▶ **Exercise aim**
Retype the material word for word.

↓

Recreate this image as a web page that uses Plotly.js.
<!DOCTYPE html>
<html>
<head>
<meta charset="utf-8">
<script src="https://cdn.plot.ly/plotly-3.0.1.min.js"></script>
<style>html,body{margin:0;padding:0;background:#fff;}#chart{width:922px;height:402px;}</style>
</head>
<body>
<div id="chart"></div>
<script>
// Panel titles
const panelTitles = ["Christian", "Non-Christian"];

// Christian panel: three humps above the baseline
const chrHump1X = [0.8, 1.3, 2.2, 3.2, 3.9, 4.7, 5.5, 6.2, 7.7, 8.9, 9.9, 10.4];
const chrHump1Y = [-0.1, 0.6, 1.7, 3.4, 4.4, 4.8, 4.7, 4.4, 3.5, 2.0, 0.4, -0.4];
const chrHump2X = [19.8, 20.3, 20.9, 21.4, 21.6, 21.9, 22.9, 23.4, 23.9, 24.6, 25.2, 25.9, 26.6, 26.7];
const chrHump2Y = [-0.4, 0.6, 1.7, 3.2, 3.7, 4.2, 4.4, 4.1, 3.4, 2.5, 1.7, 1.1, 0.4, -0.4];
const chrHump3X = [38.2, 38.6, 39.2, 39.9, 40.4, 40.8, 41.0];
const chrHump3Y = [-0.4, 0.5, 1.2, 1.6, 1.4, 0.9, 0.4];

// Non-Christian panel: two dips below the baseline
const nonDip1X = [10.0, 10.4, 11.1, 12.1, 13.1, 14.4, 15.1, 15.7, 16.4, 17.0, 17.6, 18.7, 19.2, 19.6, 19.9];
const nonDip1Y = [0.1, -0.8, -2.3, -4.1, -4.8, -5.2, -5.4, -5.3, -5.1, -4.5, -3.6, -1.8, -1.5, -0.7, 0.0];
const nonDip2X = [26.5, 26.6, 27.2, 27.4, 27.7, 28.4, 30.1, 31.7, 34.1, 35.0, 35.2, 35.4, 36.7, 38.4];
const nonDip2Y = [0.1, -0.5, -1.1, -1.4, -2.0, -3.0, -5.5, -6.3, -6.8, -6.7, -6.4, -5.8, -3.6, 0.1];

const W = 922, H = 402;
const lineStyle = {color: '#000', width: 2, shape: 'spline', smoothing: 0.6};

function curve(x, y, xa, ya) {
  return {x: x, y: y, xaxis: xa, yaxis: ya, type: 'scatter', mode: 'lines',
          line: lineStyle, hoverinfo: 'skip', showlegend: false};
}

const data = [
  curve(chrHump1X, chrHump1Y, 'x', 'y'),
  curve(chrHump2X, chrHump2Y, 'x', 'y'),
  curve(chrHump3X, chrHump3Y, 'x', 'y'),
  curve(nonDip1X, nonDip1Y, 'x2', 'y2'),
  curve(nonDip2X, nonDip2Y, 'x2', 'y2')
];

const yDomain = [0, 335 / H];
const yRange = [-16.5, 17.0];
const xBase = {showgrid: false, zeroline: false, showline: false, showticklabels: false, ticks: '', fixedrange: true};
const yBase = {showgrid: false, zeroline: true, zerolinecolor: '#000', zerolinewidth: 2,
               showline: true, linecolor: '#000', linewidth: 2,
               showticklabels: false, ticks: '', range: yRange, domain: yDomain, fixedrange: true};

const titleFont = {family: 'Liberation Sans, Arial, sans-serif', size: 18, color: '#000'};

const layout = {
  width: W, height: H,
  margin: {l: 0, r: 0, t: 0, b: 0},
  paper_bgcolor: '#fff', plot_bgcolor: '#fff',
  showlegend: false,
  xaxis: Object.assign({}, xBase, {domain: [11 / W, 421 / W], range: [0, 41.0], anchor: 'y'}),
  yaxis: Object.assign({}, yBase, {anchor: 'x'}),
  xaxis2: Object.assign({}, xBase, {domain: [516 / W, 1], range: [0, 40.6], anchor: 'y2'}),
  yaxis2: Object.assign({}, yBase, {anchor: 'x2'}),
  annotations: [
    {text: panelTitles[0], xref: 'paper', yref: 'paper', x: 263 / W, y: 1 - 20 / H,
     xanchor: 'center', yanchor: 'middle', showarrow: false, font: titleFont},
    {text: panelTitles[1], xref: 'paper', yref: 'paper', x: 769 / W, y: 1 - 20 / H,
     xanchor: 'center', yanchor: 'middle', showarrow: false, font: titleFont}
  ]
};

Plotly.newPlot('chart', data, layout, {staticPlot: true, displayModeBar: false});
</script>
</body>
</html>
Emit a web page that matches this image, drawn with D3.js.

↑

▶ **Solved problem**
Recreate this image as a web page that uses Plotly.js.
<!DOCTYPE html>
<html>
<head>
<meta charset="utf-8">
<script src="https://cdn.plot.ly/plotly-3.0.1.min.js"></script>
<style>html,body{margin:0;padding:0;background:#fff;}#chart{width:922px;height:402px;}</style>
</head>
<body>
<div id="chart"></div>
<script>
// Panel titles
const panelTitles = ["Christian", "Non-Christian"];

// Christian panel: three humps above the baseline
const chrHump1X = [0.8, 1.3, 2.2, 3.2, 3.9, 4.7, 5.5, 6.2, 7.7, 8.9, 9.9, 10.4];
const chrHump1Y = [-0.1, 0.6, 1.7, 3.4, 4.4, 4.8, 4.7, 4.4, 3.5, 2.0, 0.4, -0.4];
const chrHump2X = [19.8, 20.3, 20.9, 21.4, 21.6, 21.9, 22.9, 23.4, 23.9, 24.6, 25.2, 25.9, 26.6, 26.7];
const chrHump2Y = [-0.4, 0.6, 1.7, 3.2, 3.7, 4.2, 4.4, 4.1, 3.4, 2.5, 1.7, 1.1, 0.4, -0.4];
const chrHump3X = [38.2, 38.6, 39.2, 39.9, 40.4, 40.8, 41.0];
const chrHump3Y = [-0.4, 0.5, 1.2, 1.6, 1.4, 0.9, 0.4];

// Non-Christian panel: two dips below the baseline
const nonDip1X = [10.0, 10.4, 11.1, 12.1, 13.1, 14.4, 15.1, 15.7, 16.4, 17.0, 17.6, 18.7, 19.2, 19.6, 19.9];
const nonDip1Y = [0.1, -0.8, -2.3, -4.1, -4.8, -5.2, -5.4, -5.3, -5.1, -4.5, -3.6, -1.8, -1.5, -0.7, 0.0];
const nonDip2X = [26.5, 26.6, 27.2, 27.4, 27.7, 28.4, 30.1, 31.7, 34.1, 35.0, 35.2, 35.4, 36.7, 38.4];
const nonDip2Y = [0.1, -0.5, -1.1, -1.4, -2.0, -3.0, -5.5, -6.3, -6.8, -6.7, -6.4, -5.8, -3.6, 0.1];

const W = 922, H = 402;
const lineStyle = {color: '#000', width: 2, shape: 'spline', smoothing: 0.6};

function curve(x, y, xa, ya) {
  return {x: x, y: y, xaxis: xa, yaxis: ya, type: 'scatter', mode: 'lines',
          line: lineStyle, hoverinfo: 'skip', showlegend: false};
}

const data = [
  curve(chrHump1X, chrHump1Y, 'x', 'y'),
  curve(chrHump2X, chrHump2Y, 'x', 'y'),
  curve(chrHump3X, chrHump3Y, 'x', 'y'),
  curve(nonDip1X, nonDip1Y, 'x2', 'y2'),
  curve(nonDip2X, nonDip2Y, 'x2', 'y2')
];

const yDomain = [0, 335 / H];
const yRange = [-16.5, 17.0];
const xBase = {showgrid: false, zeroline: false, showline: false, showticklabels: false, ticks: '', fixedrange: true};
const yBase = {showgrid: false, zeroline: true, zerolinecolor: '#000', zerolinewidth: 2,
               showline: true, linecolor: '#000', linewidth: 2,
               showticklabels: false, ticks: '', range: yRange, domain: yDomain, fixedrange: true};

const titleFont = {family: 'Liberation Sans, Arial, sans-serif', size: 18, color: '#000'};

const layout = {
  width: W, height: H,
  margin: {l: 0, r: 0, t: 0, b: 0},
  paper_bgcolor: '#fff', plot_bgcolor: '#fff',
  showlegend: false,
  xaxis: Object.assign({}, xBase, {domain: [11 / W, 421 / W], range: [0, 41.0], anchor: 'y'}),
  yaxis: Object.assign({}, yBase, {anchor: 'x'}),
  xaxis2: Object.assign({}, xBase, {domain: [516 / W, 1], range: [0, 40.6], anchor: 'y2'}),
  yaxis2: Object.assign({}, yBase, {anchor: 'x2'}),
  annotations: [
    {text: panelTitles[0], xref: 'paper', yref: 'paper', x: 263 / W, y: 1 - 20 / H,
     xanchor: 'center', yanchor: 'middle', showarrow: false, font: titleFont},
    {text: panelTitles[1], xref: 'paper', yref: 'paper', x: 769 / W, y: 1 - 20 / H,
     xanchor: 'center', yanchor: 'middle', showarrow: false, font: titleFont}
  ]
};

Plotly.newPlot('chart', data, layout, {staticPlot: true, displayModeBar: false});
</script>
</body>
</html>
Emit a web page that matches this image, drawn with D3.js.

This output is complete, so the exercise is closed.